▶ _DATASET EXCERPT_:
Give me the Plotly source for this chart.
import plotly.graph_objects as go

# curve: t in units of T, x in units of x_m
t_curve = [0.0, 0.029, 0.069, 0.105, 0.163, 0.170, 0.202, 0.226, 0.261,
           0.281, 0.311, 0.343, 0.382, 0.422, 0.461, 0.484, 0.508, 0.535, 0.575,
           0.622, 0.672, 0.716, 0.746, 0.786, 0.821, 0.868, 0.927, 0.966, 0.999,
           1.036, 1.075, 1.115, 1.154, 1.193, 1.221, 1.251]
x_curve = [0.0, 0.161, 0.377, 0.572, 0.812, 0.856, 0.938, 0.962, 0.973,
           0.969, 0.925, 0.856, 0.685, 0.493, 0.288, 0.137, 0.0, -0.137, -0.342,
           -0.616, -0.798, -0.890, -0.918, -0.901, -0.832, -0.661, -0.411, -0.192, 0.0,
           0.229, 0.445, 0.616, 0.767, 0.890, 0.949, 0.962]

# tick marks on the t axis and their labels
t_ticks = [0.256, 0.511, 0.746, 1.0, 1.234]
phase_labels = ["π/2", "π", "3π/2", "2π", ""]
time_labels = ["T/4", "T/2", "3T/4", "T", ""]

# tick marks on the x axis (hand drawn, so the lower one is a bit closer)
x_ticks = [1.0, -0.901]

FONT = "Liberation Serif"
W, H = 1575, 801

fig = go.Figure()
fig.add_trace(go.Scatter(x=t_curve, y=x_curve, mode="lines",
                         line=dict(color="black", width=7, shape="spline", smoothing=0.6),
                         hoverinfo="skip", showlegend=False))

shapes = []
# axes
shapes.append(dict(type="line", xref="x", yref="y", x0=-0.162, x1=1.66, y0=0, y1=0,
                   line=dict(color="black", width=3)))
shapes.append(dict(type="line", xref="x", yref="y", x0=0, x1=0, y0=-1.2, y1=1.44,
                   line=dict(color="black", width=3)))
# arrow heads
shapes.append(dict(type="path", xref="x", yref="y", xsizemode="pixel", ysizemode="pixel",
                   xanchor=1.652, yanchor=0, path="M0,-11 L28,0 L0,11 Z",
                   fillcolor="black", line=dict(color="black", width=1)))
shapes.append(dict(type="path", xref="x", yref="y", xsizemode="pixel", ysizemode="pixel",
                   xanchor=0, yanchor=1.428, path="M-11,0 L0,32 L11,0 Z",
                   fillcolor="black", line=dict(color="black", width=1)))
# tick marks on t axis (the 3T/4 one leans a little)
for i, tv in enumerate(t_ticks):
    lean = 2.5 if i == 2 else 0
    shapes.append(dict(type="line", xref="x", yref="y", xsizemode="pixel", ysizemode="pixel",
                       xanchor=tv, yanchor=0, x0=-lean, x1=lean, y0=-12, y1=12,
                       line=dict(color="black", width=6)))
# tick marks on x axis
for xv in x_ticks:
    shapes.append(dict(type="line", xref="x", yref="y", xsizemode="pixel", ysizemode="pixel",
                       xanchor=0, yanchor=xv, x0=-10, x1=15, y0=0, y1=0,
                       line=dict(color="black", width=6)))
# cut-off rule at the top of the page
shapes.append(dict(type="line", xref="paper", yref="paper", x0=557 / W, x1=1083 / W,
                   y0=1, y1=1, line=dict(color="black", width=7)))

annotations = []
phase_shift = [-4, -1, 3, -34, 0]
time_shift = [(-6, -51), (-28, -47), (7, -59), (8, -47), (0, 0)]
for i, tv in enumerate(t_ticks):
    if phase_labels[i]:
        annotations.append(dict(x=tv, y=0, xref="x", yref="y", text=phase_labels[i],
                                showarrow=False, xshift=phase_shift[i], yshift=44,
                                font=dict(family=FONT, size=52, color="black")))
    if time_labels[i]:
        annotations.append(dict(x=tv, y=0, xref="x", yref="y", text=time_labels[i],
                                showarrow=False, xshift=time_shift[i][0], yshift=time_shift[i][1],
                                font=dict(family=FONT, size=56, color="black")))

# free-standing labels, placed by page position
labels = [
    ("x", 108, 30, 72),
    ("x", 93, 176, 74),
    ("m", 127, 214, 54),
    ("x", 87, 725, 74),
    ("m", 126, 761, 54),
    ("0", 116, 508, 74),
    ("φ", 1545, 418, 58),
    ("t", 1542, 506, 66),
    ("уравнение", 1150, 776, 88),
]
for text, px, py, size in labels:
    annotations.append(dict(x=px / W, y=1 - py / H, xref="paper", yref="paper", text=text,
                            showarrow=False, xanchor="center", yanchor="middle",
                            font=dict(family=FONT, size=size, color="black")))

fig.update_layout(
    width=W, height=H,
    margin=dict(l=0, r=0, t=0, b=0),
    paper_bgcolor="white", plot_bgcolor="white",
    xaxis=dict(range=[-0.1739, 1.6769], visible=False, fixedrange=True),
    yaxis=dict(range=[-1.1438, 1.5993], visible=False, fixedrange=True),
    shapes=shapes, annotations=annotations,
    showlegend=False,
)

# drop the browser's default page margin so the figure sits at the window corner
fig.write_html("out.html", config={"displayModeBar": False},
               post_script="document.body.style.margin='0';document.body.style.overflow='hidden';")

▶ _TO BE DONE_:
Beginning at the top of the data, please return every line until and including the line containing "import plotly.graph_objects as go", copied exactly, and nothing past it.

▶ _EXPECTED OUTPUT_:
Give me the Plotly source for this chart.
import plotly.graph_objects as go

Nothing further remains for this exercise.